#### Source material
- - -
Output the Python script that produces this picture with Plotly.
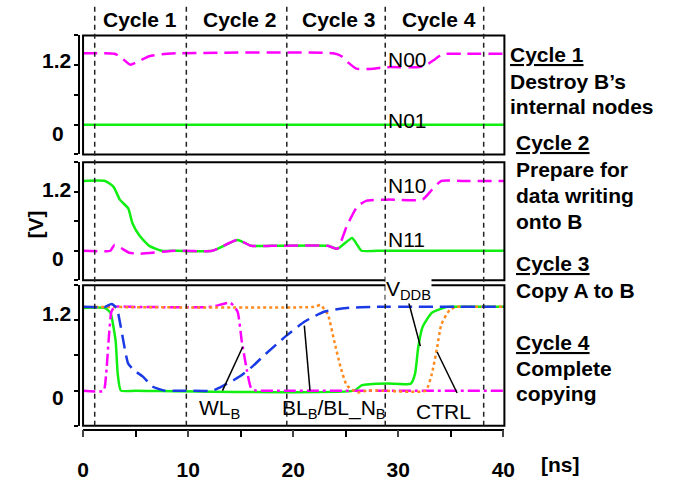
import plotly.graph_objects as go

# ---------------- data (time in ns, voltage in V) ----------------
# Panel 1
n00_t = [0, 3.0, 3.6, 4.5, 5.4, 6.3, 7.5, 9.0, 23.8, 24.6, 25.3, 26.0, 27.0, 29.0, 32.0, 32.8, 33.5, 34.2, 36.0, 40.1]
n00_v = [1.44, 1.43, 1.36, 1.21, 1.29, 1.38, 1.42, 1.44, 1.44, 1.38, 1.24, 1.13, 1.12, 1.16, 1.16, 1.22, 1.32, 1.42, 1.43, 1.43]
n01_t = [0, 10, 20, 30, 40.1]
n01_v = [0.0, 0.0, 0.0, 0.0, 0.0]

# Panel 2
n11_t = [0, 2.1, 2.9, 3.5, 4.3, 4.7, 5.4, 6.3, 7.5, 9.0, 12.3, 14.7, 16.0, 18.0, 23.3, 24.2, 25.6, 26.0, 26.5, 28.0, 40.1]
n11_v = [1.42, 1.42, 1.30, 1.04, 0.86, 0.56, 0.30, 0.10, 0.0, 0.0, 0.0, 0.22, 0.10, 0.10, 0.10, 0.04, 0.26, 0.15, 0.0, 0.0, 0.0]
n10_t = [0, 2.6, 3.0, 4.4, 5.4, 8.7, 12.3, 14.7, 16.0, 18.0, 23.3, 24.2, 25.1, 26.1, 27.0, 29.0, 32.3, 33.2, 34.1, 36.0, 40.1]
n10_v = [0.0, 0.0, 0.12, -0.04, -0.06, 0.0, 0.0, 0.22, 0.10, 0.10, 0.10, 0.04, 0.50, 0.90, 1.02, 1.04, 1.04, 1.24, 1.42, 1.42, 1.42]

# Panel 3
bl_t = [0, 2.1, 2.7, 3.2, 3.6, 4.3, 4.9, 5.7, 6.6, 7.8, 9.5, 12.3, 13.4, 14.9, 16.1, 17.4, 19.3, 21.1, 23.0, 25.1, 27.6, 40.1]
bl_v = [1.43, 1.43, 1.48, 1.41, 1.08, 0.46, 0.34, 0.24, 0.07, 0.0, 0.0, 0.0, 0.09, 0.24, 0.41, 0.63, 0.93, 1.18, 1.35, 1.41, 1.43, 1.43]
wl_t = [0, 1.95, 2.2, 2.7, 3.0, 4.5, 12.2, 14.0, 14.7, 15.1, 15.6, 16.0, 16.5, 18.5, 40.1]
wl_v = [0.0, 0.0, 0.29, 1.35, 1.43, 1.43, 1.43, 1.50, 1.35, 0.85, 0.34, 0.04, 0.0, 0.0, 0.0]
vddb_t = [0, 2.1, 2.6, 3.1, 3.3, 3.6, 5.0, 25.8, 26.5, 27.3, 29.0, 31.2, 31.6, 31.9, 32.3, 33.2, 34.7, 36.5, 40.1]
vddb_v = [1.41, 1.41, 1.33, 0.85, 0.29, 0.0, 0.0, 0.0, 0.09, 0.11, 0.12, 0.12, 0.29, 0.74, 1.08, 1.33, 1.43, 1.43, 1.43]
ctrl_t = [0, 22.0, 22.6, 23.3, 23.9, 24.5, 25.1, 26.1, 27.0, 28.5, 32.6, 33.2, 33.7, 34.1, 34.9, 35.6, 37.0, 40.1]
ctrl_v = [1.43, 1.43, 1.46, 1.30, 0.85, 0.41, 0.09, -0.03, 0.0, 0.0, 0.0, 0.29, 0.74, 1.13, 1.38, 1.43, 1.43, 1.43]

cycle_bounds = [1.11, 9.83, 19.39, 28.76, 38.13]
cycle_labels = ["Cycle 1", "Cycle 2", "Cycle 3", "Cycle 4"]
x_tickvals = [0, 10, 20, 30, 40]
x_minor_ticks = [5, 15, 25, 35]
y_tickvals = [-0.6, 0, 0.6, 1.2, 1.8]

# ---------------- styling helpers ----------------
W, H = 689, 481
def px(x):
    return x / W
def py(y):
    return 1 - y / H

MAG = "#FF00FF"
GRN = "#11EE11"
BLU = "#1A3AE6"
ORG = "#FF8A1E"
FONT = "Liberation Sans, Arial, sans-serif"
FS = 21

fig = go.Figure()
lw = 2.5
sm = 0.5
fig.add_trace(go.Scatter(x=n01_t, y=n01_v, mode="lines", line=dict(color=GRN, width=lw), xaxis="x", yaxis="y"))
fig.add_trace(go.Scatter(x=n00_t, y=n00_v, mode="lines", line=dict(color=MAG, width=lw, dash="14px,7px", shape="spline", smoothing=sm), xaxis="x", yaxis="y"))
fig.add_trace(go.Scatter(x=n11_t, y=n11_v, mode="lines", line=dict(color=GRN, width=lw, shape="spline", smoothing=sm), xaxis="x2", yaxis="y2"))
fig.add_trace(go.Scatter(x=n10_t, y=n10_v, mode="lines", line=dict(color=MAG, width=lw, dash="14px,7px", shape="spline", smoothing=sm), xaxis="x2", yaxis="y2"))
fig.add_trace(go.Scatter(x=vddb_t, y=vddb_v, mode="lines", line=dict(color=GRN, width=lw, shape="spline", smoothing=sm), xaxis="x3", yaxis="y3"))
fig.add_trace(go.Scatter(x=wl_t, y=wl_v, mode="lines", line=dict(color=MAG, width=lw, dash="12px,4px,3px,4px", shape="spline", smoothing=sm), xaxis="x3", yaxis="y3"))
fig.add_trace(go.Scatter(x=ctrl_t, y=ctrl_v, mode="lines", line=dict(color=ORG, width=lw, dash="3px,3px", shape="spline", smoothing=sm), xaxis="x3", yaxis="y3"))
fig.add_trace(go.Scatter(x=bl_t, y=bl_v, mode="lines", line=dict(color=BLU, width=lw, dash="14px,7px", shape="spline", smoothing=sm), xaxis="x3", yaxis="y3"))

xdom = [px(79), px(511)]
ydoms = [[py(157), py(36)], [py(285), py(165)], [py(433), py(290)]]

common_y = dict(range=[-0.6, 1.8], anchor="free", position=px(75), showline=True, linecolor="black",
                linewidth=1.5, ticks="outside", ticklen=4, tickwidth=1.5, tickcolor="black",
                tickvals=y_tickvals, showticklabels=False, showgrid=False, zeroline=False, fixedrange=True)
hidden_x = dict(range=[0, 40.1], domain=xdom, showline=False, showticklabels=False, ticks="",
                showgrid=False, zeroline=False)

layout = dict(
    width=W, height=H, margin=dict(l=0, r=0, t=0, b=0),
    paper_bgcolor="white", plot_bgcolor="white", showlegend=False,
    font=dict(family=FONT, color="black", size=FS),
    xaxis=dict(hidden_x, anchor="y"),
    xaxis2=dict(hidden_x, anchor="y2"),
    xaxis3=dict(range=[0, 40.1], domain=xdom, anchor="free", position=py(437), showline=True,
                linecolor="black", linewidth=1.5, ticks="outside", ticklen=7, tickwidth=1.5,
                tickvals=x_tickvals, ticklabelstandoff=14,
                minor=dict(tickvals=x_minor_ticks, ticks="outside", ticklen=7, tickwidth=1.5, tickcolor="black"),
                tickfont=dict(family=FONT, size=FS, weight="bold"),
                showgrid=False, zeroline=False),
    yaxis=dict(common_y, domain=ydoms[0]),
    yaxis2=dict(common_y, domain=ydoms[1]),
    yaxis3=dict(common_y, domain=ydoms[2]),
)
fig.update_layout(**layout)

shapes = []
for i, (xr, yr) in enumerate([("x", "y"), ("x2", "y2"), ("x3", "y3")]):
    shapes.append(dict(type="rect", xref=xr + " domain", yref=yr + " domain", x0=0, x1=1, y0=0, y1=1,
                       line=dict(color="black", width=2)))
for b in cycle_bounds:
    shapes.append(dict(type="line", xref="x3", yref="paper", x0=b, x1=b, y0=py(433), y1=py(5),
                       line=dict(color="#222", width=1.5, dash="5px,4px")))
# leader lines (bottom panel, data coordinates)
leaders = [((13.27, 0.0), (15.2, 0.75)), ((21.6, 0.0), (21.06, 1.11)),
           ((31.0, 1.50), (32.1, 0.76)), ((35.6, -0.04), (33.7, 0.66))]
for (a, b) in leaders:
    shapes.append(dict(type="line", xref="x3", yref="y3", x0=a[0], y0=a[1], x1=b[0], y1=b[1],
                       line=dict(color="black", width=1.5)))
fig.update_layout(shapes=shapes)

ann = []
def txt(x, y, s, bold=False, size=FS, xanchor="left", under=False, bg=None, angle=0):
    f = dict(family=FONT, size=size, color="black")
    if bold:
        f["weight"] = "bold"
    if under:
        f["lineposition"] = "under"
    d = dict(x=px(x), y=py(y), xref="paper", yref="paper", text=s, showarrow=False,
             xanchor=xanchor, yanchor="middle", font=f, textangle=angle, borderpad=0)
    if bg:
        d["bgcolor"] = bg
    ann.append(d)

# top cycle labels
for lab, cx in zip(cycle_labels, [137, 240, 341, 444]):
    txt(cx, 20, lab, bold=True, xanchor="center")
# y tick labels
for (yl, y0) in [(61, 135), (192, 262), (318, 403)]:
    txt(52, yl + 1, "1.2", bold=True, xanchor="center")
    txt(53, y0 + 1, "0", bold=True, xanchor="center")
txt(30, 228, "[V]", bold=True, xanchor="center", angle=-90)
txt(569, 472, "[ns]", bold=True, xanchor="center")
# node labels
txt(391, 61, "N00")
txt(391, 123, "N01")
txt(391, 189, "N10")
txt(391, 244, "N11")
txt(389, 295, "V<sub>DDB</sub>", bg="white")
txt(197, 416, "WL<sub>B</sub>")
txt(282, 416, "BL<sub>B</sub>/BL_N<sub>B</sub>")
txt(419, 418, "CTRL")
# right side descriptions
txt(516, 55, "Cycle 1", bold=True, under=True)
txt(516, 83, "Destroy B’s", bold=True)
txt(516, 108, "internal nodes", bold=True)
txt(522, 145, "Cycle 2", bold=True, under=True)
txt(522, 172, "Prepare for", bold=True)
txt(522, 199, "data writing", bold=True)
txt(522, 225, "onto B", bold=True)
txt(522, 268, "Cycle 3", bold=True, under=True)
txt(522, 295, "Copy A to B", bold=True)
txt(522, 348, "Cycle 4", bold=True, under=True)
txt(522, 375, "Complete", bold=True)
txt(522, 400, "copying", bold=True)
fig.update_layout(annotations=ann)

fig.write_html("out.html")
- - -
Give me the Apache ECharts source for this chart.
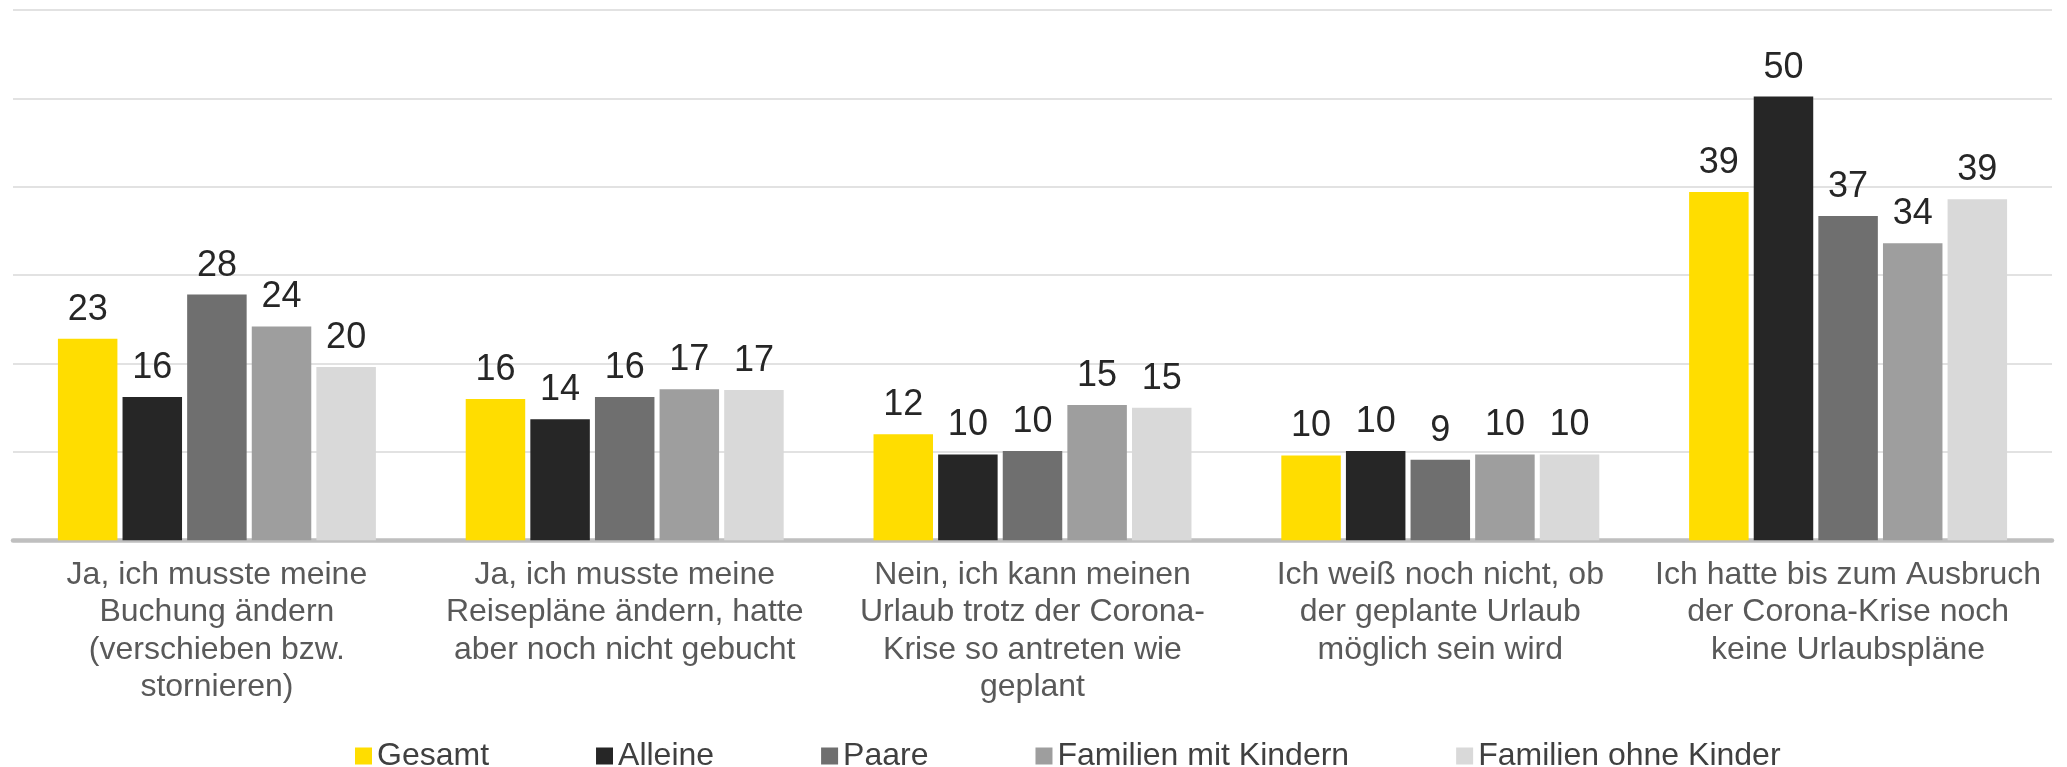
- - -
#### Stated task
Reproduce the data above exactly, but only from the line containing "Output the Python" through the line containing "1.42, 1.42, 1.42]"; skip the pictures.

#### Result of the task
Output the Python script that produces this picture with Plotly.
import plotly.graph_objects as go

# ---------------- data (time in ns, voltage in V) ----------------
# Panel 1
n00_t = [0, 3.0, 3.6, 4.5, 5.4, 6.3, 7.5, 9.0, 23.8, 24.6, 25.3, 26.0, 27.0, 29.0, 32.0, 32.8, 33.5, 34.2, 36.0, 40.1]
n00_v = [1.44, 1.43, 1.36, 1.21, 1.29, 1.38, 1.42, 1.44, 1.44, 1.38, 1.24, 1.13, 1.12, 1.16, 1.16, 1.22, 1.32, 1.42, 1.43, 1.43]
n01_t = [0, 10, 20, 30, 40.1]
n01_v = [0.0, 0.0, 0.0, 0.0, 0.0]

# Panel 2
n11_t = [0, 2.1, 2.9, 3.5, 4.3, 4.7, 5.4, 6.3, 7.5, 9.0, 12.3, 14.7, 16.0, 18.0, 23.3, 24.2, 25.6, 26.0, 26.5, 28.0, 40.1]
n11_v = [1.42, 1.42, 1.30, 1.04, 0.86, 0.56, 0.30, 0.10, 0.0, 0.0, 0.0, 0.22, 0.10, 0.10, 0.10, 0.04, 0.26, 0.15, 0.0, 0.0, 0.0]
n10_t = [0, 2.6, 3.0, 4.4, 5.4, 8.7, 12.3, 14.7, 16.0, 18.0, 23.3, 24.2, 25.1, 26.1, 27.0, 29.0, 32.3, 33.2, 34.1, 36.0, 40.1]
n10_v = [0.0, 0.0, 0.12, -0.04, -0.06, 0.0, 0.0, 0.22, 0.10, 0.10, 0.10, 0.04, 0.50, 0.90, 1.02, 1.04, 1.04, 1.24, 1.42, 1.42, 1.42]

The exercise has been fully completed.